_Stated exercise_:
Return, without pictures, the lines from the start of the data through the one that contains "n_weeks = 209".

________

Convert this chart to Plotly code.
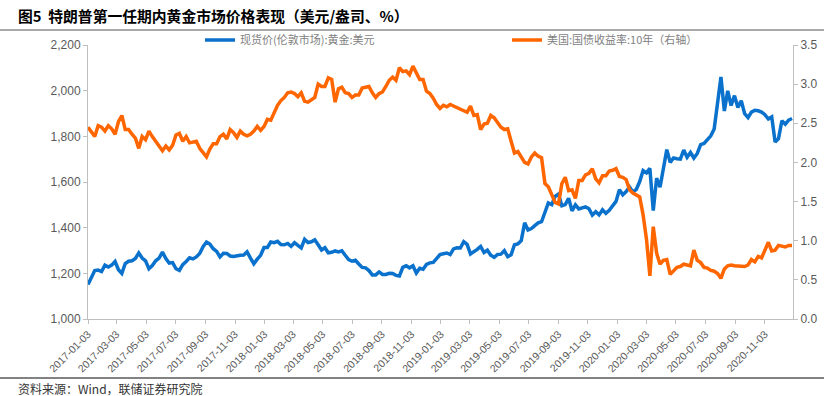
import pandas as pd
import plotly.graph_objects as go

# weekly observations, first week 2017-01-03
start_date = "2017-01-03"
n_weeks = 209

gold = [
    # 2017
    1151, 1185, 1212, 1214, 1208, 1236, 1228, 1236, 1252, 1216, 1200, 1243, 1253,
    1255, 1265, 1289, 1267, 1255, 1220, 1234, 1255, 1267, 1293, 1265, 1245, 1247,
    1220, 1213, 1238, 1252, 1268, 1263, 1272, 1287, 1317, 1337, 1328, 1308, 1296,
    1272, 1288, 1287, 1276, 1274, 1278, 1279, 1280, 1294, 1267, 1242, 1262, 1279,
    # 2018
    1313, 1313, 1337, 1334, 1340, 1326, 1325, 1331, 1318, 1334, 1322, 1311, 1349,
    1335, 1338, 1347, 1325, 1302, 1312, 1290, 1292, 1298, 1294, 1299, 1279, 1260,
    1253, 1257, 1241, 1226, 1224, 1212, 1193, 1193, 1206, 1195, 1195, 1200, 1199,
    1191, 1188, 1226, 1233, 1224, 1233, 1201, 1222, 1218, 1239, 1246, 1248, 1267,
    # 2019
    1282, 1286, 1289, 1282, 1307, 1312, 1311, 1339, 1327, 1285, 1293, 1305, 1318,
    1291, 1301, 1279, 1270, 1283, 1284, 1299, 1273, 1281, 1325, 1329, 1343, 1421,
    1390, 1396, 1409, 1421, 1426, 1468, 1508, 1501, 1537, 1547, 1496, 1501, 1529,
    1474, 1500, 1482, 1487, 1491, 1483, 1455, 1470, 1456, 1478, 1463, 1476, 1498, 1515,
    # 2020
    1566, 1544, 1558, 1578, 1556, 1568, 1602, 1650, 1640, 1660, 1475, 1617, 1577,
    1657, 1742, 1686, 1705, 1702, 1700, 1740, 1708, 1729, 1705, 1725, 1764, 1769,
    1783, 1802, 1832, 1934, 2060, 1911, 1999, 1935, 1978, 1926, 1956, 1899, 1882,
    1906, 1914, 1912, 1906, 1895, 1876, 1885, 1775, 1790, 1868, 1853, 1871, 1878,
]

ust10y = [
    # 2017
    2.45, 2.38, 2.33, 2.47, 2.45, 2.40, 2.47, 2.43, 2.36, 2.52, 2.60, 2.42, 2.42,
    2.36, 2.31, 2.18, 2.33, 2.29, 2.40, 2.33, 2.26, 2.21, 2.15, 2.21, 2.16, 2.22,
    2.35, 2.37, 2.27, 2.33, 2.25, 2.26, 2.27, 2.18, 2.13, 2.07, 2.17, 2.24, 2.24,
    2.33, 2.36, 2.30, 2.42, 2.38, 2.32, 2.40, 2.36, 2.34, 2.36, 2.40, 2.46, 2.41,
    # 2018
    2.46, 2.55, 2.54, 2.63, 2.73, 2.79, 2.83, 2.89, 2.90, 2.88, 2.84, 2.89, 2.78,
    2.77, 2.80, 2.83, 3.00, 2.97, 2.97, 3.08, 3.06, 2.77, 2.94, 2.96, 2.89, 2.88,
    2.83, 2.86, 2.86, 2.95, 2.96, 2.97, 2.89, 2.83, 2.88, 2.90, 2.97, 3.05, 3.09,
    3.05, 3.21, 3.16, 3.17, 3.12, 3.23, 3.14, 3.06, 3.06, 2.91, 2.88, 2.82, 2.74,
    # 2019
    2.69, 2.73, 2.71, 2.74, 2.72, 2.70, 2.68, 2.65, 2.64, 2.72, 2.60, 2.61, 2.42,
    2.49, 2.50, 2.60, 2.57, 2.51, 2.45, 2.42, 2.43, 2.27, 2.12, 2.14, 2.06, 2.00,
    1.98, 2.07, 2.12, 2.08, 2.06, 1.73, 1.69, 1.60, 1.49, 1.47, 1.73, 1.81, 1.64,
    1.65, 1.54, 1.77, 1.77, 1.84, 1.86, 1.92, 1.79, 1.74, 1.83, 1.83, 1.89, 1.90, 1.92,
    # 2020
    1.82, 1.81, 1.78, 1.65, 1.61, 1.59, 1.56, 1.33, 1.02, 0.55, 1.18, 0.84, 0.70,
    0.75, 0.76, 0.57, 0.62, 0.66, 0.67, 0.70, 0.69, 0.68, 0.88, 0.75, 0.72, 0.66,
    0.65, 0.62, 0.61, 0.58, 0.52, 0.64, 0.68, 0.69, 0.68, 0.68, 0.68, 0.67, 0.69,
    0.76, 0.73, 0.80, 0.78, 0.89, 0.98, 0.87, 0.88, 0.94, 0.93, 0.92, 0.94, 0.94,
]

tick_dates = [
    "2017-01-03", "2017-03-03", "2017-05-03", "2017-07-03", "2017-09-03", "2017-11-03",
    "2018-01-03", "2018-03-03", "2018-05-03", "2018-07-03", "2018-09-03", "2018-11-03",
    "2019-01-03", "2019-03-03", "2019-05-03", "2019-07-03", "2019-09-03", "2019-11-03",
    "2020-01-03", "2020-03-03", "2020-05-03", "2020-07-03", "2020-09-03", "2020-11-03",
]

dates = pd.date_range(start_date, periods=n_weeks, freq="7D")

name_gold = "现货价(伦敦市场):黄金:美元"
name_ust = "美国:国债收益率:10年（右轴）"

CJK = "Noto Sans CJK SC"
NUM = "Liberation Sans, Arial"
axis_grey = "#BFBFBF"
label_grey = "#595959"

fig = go.Figure()
fig.add_trace(go.Scatter(x=dates, y=gold, name=name_gold, mode="lines",
                         line=dict(color="#0A72CC", width=3.5)))
fig.add_trace(go.Scatter(x=dates, y=ust10y, name=name_ust, mode="lines", yaxis="y2",
                         line=dict(color="#FF6600", width=3.5)))

W, H = 824, 396
L, R, T, B = 88, 31, 45, 77
pw, ph = W - L - R, H - T - B

def px_x(x):
    return (x - L) / pw

def px_y(y):
    return (H - B - y) / ph

fig.update_layout(
    width=W, height=H,
    margin=dict(l=L, r=R, t=T, b=B, autoexpand=False),
    paper_bgcolor="white", plot_bgcolor="white",
    font=dict(family=NUM, size=12, color=label_grey),
    showlegend=True,
    legend=dict(orientation="h", x=px_x(200), y=px_y(40), xanchor="left", yanchor="middle",
                entrywidth=262, entrywidthmode="pixels",
                font=dict(family=CJK, size=11, color="#7F7F7F"),
                bgcolor="rgba(0,0,0,0)", itemwidth=30),
    xaxis=dict(type="date", range=["2017-01-03", "2020-12-31"],
               tickvals=tick_dates, ticktext=tick_dates, tickangle=-45,
               tickfont=dict(family=NUM, size=10.5, color=label_grey),
               showgrid=False, zeroline=False, automargin=False,
               showline=True, linecolor=axis_grey, linewidth=1,
               ticks="outside", ticklen=4, tickcolor=axis_grey),
    yaxis=dict(range=[1000, 2200], tickvals=[1000, 1200, 1400, 1600, 1800, 2000, 2200],
               tickformat=",d", showgrid=False, zeroline=False, automargin=False,
               showline=True, linecolor=axis_grey, linewidth=1,
               ticks="outside", ticklen=4, tickcolor=axis_grey,
               tickfont=dict(family=NUM, size=12, color=label_grey)),
    yaxis2=dict(range=[0, 3.5], tickvals=[0, 0.5, 1, 1.5, 2, 2.5, 3, 3.5],
                tickformat=".1f", overlaying="y", side="right",
                showgrid=False, zeroline=False, automargin=False,
                showline=True, linecolor=axis_grey, linewidth=1,
                ticks="outside", ticklen=4, tickcolor=axis_grey,
                tickfont=dict(family=NUM, size=12, color=label_grey)),
    shapes=[
        dict(type="line", xref="paper", yref="paper", x0=px_x(0), x1=px_x(W),
             y0=px_y(30), y1=px_y(30), line=dict(color="#8C8C8C", width=1.5)),
        dict(type="line", xref="paper", yref="paper", x0=px_x(0), x1=px_x(W),
             y0=px_y(378), y1=px_y(378), line=dict(color="#595959", width=1.5)),
    ],
    annotations=[
        dict(text="<b>图5  特朗普第一任期内黄金市场价格表现（美元/盎司、%）</b>",
             xref="paper", yref="paper", x=px_x(16), y=px_y(15),
             xanchor="left", yanchor="middle", showarrow=False,
             font=dict(family=CJK, size=14.8, color="#000000")),
        dict(text="资料来源：Wind，联储证券研究院",
             xref="paper", yref="paper", x=px_x(16), y=px_y(388),
             xanchor="left", yanchor="middle", showarrow=False,
             font=dict(family=CJK, size=12, color="#333333")),
    ],
)

fig.write_html("out.html",
               config={"displayModeBar": False},
               post_script="document.body.style.margin='0';document.body.style.padding='0';")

________

_Output of the task_:
Convert this chart to Plotly code.
import pandas as pd
import plotly.graph_objects as go

# weekly observations, first week 2017-01-03
start_date = "2017-01-03"
n_weeks = 209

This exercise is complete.